— Work required —
Below are the records; locate each line with the word "this" and copy it.

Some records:
[Start]
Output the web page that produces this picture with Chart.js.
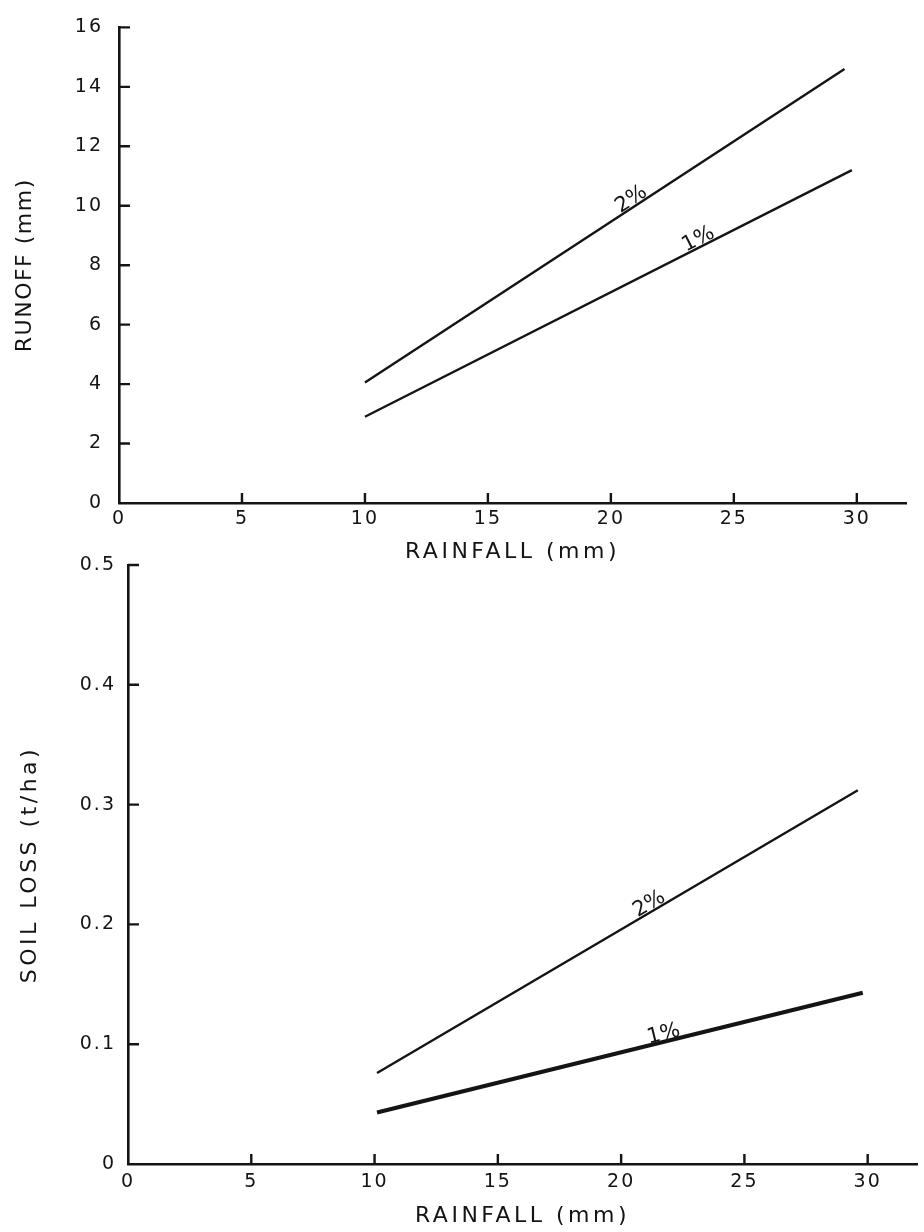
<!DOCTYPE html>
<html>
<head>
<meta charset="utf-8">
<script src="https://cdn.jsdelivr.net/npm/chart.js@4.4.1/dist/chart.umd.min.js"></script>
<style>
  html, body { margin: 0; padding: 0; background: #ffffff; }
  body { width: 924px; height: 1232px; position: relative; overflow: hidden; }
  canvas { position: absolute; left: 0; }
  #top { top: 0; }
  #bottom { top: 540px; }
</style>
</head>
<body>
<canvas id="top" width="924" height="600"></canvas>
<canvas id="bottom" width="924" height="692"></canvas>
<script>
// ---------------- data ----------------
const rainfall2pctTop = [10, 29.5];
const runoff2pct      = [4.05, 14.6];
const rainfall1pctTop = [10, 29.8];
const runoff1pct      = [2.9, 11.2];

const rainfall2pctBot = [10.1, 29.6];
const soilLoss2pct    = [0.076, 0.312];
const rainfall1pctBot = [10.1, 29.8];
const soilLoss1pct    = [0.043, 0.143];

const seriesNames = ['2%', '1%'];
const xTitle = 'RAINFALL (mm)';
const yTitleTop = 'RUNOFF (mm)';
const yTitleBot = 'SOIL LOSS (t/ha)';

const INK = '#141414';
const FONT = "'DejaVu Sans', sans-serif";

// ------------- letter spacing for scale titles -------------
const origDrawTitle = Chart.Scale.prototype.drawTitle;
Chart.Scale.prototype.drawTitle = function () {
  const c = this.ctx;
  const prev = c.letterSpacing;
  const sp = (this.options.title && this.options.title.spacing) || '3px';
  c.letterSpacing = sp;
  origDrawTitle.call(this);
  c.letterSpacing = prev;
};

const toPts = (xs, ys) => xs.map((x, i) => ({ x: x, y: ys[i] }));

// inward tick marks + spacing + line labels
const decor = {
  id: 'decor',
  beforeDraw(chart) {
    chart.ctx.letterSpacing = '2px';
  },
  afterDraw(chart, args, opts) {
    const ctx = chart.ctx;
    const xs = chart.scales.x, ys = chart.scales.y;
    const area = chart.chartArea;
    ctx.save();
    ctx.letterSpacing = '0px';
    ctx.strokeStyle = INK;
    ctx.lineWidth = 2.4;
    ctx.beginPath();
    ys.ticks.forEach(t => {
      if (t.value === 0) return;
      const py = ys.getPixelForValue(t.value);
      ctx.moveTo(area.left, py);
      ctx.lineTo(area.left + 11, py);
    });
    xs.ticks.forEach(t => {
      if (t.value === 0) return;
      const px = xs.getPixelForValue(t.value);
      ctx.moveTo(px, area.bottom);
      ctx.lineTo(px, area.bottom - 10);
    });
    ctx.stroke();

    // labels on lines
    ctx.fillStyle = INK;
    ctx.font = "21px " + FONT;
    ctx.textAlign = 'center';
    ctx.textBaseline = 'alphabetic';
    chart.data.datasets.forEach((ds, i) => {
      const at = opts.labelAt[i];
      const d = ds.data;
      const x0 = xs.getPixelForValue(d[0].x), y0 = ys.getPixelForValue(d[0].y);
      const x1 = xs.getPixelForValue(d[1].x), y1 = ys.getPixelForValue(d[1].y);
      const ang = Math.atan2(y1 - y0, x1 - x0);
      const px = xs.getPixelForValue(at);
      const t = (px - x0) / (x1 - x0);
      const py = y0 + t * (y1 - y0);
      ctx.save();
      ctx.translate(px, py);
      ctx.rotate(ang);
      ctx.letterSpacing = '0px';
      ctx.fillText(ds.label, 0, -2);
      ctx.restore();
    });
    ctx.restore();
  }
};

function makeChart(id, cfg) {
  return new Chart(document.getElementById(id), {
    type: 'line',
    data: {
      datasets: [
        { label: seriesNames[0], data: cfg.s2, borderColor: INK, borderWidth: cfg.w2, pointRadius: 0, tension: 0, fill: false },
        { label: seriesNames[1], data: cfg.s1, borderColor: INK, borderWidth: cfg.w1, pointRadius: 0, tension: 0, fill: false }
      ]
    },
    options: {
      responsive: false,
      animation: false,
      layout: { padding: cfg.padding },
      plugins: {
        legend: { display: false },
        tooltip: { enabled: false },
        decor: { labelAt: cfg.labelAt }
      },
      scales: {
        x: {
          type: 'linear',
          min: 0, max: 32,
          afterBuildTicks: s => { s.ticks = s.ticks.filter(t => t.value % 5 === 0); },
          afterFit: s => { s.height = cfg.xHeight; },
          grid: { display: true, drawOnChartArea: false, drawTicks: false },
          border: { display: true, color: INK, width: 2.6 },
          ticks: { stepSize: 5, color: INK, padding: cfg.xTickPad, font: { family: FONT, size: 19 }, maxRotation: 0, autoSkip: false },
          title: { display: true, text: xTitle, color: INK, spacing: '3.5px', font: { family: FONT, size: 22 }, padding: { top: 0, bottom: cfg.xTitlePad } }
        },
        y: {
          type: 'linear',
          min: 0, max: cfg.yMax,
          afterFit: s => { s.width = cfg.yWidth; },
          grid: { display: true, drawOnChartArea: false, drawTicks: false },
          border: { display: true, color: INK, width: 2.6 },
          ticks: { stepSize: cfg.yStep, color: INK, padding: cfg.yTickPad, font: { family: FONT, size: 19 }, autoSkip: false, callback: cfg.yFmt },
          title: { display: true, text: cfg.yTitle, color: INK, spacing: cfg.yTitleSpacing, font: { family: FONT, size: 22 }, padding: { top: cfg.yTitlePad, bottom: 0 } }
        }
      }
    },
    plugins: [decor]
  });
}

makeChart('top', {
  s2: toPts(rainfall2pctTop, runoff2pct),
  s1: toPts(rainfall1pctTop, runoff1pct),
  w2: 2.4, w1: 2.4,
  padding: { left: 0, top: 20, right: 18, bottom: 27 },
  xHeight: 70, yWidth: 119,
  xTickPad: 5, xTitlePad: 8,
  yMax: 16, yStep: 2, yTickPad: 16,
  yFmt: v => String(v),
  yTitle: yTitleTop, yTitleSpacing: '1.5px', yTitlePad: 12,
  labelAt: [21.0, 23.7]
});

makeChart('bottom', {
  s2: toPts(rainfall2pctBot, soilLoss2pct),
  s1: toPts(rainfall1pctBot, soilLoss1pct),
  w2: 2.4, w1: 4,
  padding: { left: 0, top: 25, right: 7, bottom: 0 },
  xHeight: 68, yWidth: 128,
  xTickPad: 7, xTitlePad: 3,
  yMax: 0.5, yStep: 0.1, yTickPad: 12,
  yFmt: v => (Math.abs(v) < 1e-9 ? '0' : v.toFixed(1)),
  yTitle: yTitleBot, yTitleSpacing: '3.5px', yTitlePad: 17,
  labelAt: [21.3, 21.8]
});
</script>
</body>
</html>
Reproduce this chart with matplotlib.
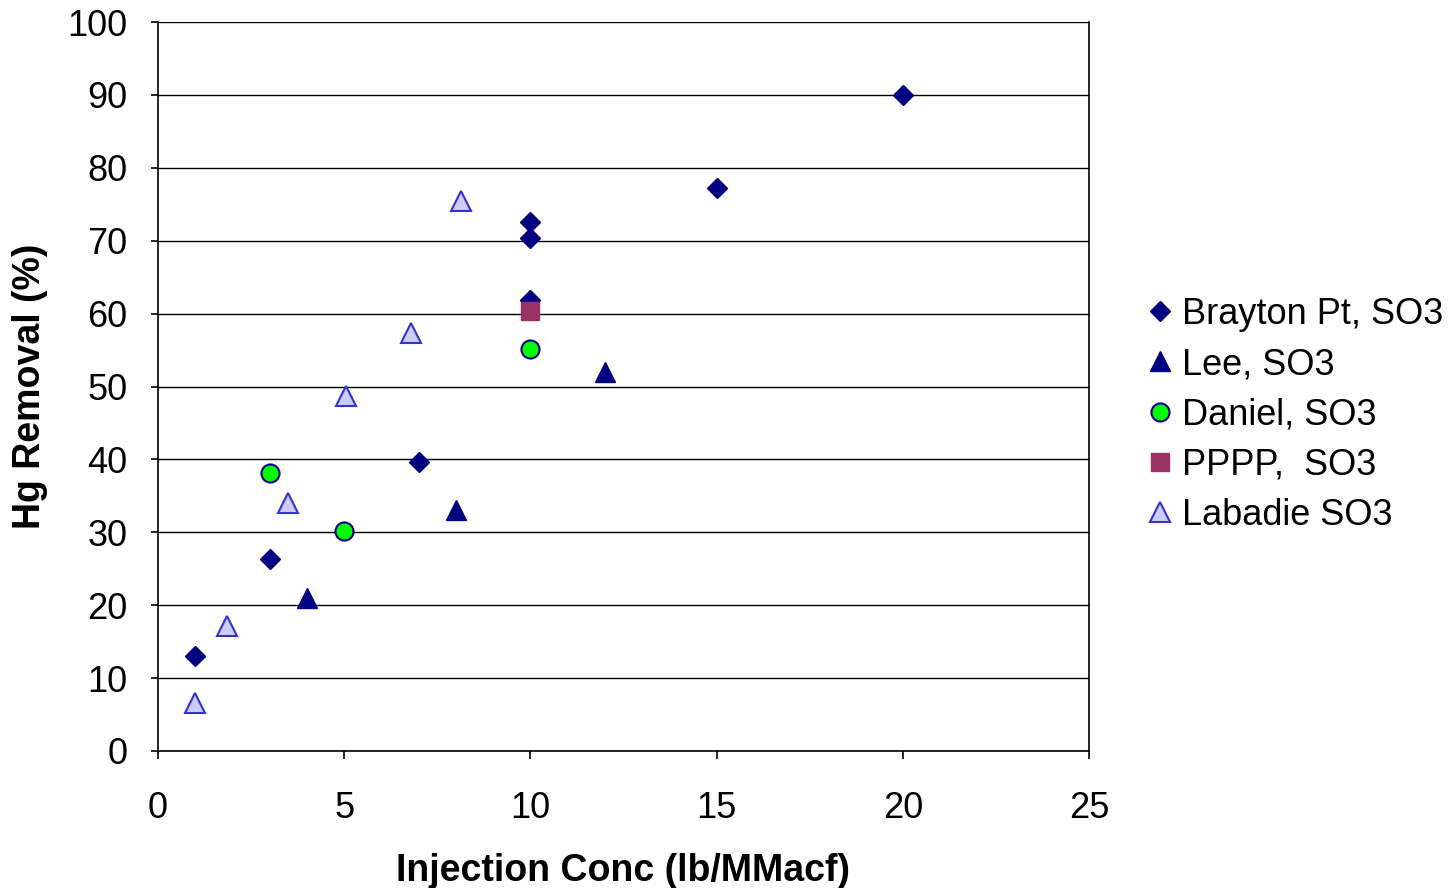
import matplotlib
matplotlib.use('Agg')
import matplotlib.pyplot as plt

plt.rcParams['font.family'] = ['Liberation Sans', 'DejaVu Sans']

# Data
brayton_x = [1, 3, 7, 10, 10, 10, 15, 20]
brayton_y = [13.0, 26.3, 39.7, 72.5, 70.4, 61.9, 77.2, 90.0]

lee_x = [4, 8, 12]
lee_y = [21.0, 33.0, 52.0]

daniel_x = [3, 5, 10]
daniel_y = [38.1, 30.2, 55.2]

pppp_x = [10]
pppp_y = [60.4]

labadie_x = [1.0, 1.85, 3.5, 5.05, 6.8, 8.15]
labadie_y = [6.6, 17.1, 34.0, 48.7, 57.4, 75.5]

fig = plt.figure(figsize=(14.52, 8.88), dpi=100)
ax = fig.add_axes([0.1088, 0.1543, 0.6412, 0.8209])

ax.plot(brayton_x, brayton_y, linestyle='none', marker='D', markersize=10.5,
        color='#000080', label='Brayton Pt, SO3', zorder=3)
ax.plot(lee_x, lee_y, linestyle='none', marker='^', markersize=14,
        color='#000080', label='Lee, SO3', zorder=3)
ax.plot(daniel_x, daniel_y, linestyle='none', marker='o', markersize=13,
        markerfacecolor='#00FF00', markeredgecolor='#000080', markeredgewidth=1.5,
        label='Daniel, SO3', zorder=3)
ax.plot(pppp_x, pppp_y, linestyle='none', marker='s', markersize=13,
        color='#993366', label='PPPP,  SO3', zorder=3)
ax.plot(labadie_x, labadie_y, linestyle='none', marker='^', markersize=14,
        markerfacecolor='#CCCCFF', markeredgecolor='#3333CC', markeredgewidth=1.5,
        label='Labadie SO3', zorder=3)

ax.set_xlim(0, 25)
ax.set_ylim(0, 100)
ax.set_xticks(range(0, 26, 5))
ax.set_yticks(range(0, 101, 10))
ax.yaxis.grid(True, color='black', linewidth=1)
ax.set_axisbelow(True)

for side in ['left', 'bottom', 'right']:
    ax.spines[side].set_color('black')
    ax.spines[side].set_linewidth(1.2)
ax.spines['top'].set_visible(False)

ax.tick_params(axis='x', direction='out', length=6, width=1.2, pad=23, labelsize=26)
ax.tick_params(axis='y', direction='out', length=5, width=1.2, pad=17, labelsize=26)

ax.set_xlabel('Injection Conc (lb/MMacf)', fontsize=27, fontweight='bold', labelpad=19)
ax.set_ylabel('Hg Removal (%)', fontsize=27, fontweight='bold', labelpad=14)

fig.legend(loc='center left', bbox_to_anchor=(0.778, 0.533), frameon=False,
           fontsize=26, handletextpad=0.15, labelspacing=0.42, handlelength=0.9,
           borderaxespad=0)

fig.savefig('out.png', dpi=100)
[End]
— Output —
Output the web page that produces this picture with Chart.js.
  const c = this.ctx;
  const sp = (this.options.title && this.options.title.spacing) || '3px';
  origDrawTitle.call(this);
Reproduce this chart with matplotlib.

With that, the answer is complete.